From the first time I was herded into a classroom with my fellow students, individuality began to lose its importance. All of us were given the same assignments. Some excelled, some failed. And those results brought about the first distinction from the group. Teachers did not use the results to adjust their methods to each student. Instead they placed those that did well into a new class, a privileged class. This class had a “harder curriculum”, as though difficulty is a purely objective quality. Though I had the privilege of being in the Gifted Class, I never had the privilege, and I don’t think anyone else did, of choice. Choice is an essential quality of individualism. However, we were not allowed to choose. What we learned, where we sat and even when we peed were only a few decisions made for us. And of course, single-file was the only way to travel. I grew up as part of a collective, and I was taught to value being in it. Standing out was bad. It was embarrassing. Being called out to answer a question in front of the entire class brought snickers from everyone that escaped such a cruel fate. Groups began to define me and my peers. The substance of a group is in the individuals of that group. But we had our individuality taken from us. We were just a group. That paved the way for simple labeling. Without individuality, we needed a way to define ourselves, and the only way to do that was with meaningless words that answer the question “What am I?” but not “Who am I?”

Now, substance began to erode away. It was no longer necessary. Grades helped take emphasis away from substance. An entire year’s worth of work and effort could easily be summed up in one letter. Cheating became commonplace. While officially illegal in school, cheating was encouraged by the teachers’ methods. Many would allow self-grading, or peer-grading. Half or more of a semester’s grade would be based on homework assignments, all of which were cheatable. My first semester as a sophomore in high school I obtained a D in Algebra II, though I never scored below 90 percent on any test or quiz.
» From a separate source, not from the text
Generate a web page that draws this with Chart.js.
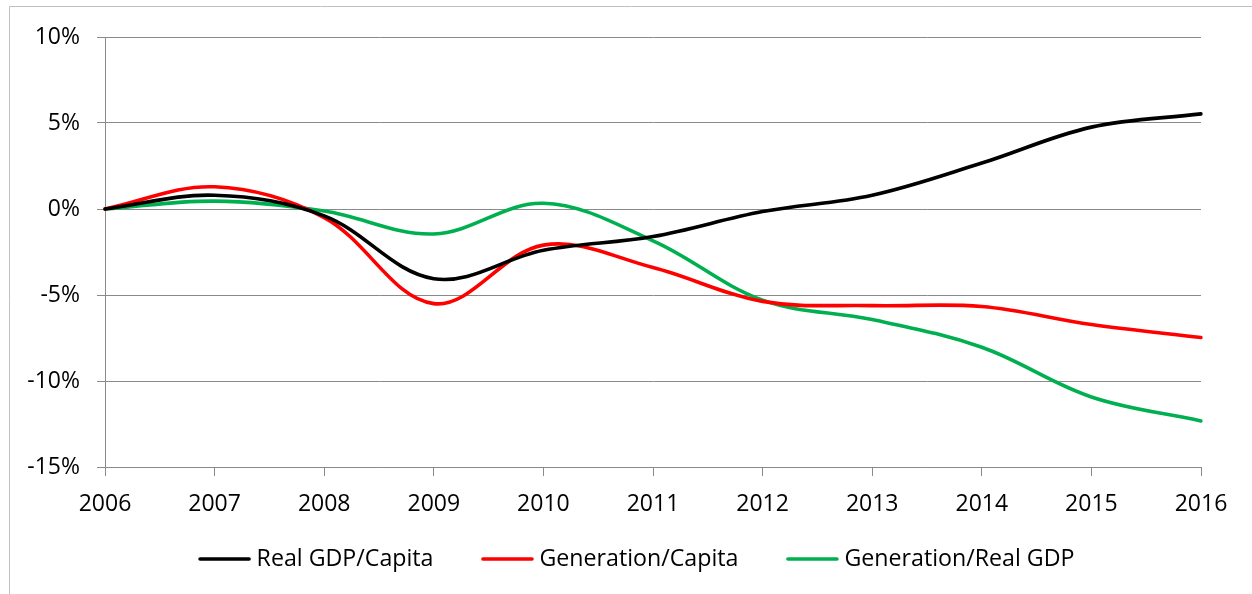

The cause for the low grade was my resistance to doing homework. I felt confident in my abilities, in my knowledge. I knew the material, and it was evident by my test scores. But I received a D despite this. The next semester I had to do something. Since we graded the homework assignments ourselves in class, I started to write down the answers onto a blank sheet of paper, as did several other students. This method got me an A every time. It didn’t rely on substantive knowledge, but simple labeling. The homework was worth an A because I said it was. Looking back, I can see how it was preparing me for the Real World. Today I often see the results of education in the value system of others. Nobody is thought of in terms of who they are, but only what they are. Many people are allowed to define what they are, and since who they are doesn’t matter, we can only judge them on their labels. President Bush is a prime example of this, and how it relates to school. His presidency has never been about substance. Instead, he has relied on labels to gain popularity. He labels the bad guys terrorists, enemy combatants, cut and runners, liberals, traitors, defectors, extremists and radicals. And when talking about himself or his policies, he uses words like honorable, patriotic (Patriot Act), Christian and freedom. And of course, people simply label him as stupid. Yet he was obviously smart enough to realize that the same substance-free value system we learn in school lives on afterwards, and he took advantage of that. He is no different from (and probably was) the popular guy in school that you look back on and wonder “Why was he so popular?” The answer is that school teaches everyone that substance isn’t necessary. Claims and labels give value to ideas and people. Claims and labels matter more than ideas and people.

And finally we arrive at the cruelest of school’s lessons: what matters most matter least. People matter. In school a person is defined by their grades, by their athletic involvement or even the clothes they wear. The goal becomes building up pseudo self-worth, devoid of substance and true individuality. Suddenly what a person is matters more than who they are. People no longer matter, a façade of arbitrary titles take their place. These surface qualities matter more in school, and even outside of it, than the person. There was a “bad student” I knew growing up. He skipped class often, and his grades were terrible. He chose not to care about school, probably because after trying hard to succeed, he found he just couldn’t make good grades. School defined him as a failure. This failure is one of the greatest people I know. He’s fun, he’s considerate, and despite his poor academic performance, he is very clever. His true greatness came from freeing himself from school’s manipulative conditioning. He freed himself from this particular lesson, learning what truly matters, and being a better person for it. School teaches that the group matters more than the individual, that words matter more than substance, that grades matter more than knowledge, that rules matter more than necessity and that who you are means nothing in the face of what you are.

Thanks to these lessons I became what I am today. I felt the lack of respect for people inherent in school and was able to break away from it. However, I don’t have an answer for this problem. My children will likely learn the same lessons I did. But I am prepared to guide them through it. School will be a tool for my children to learn important material and explore t heir social desires, but it will not control their lives.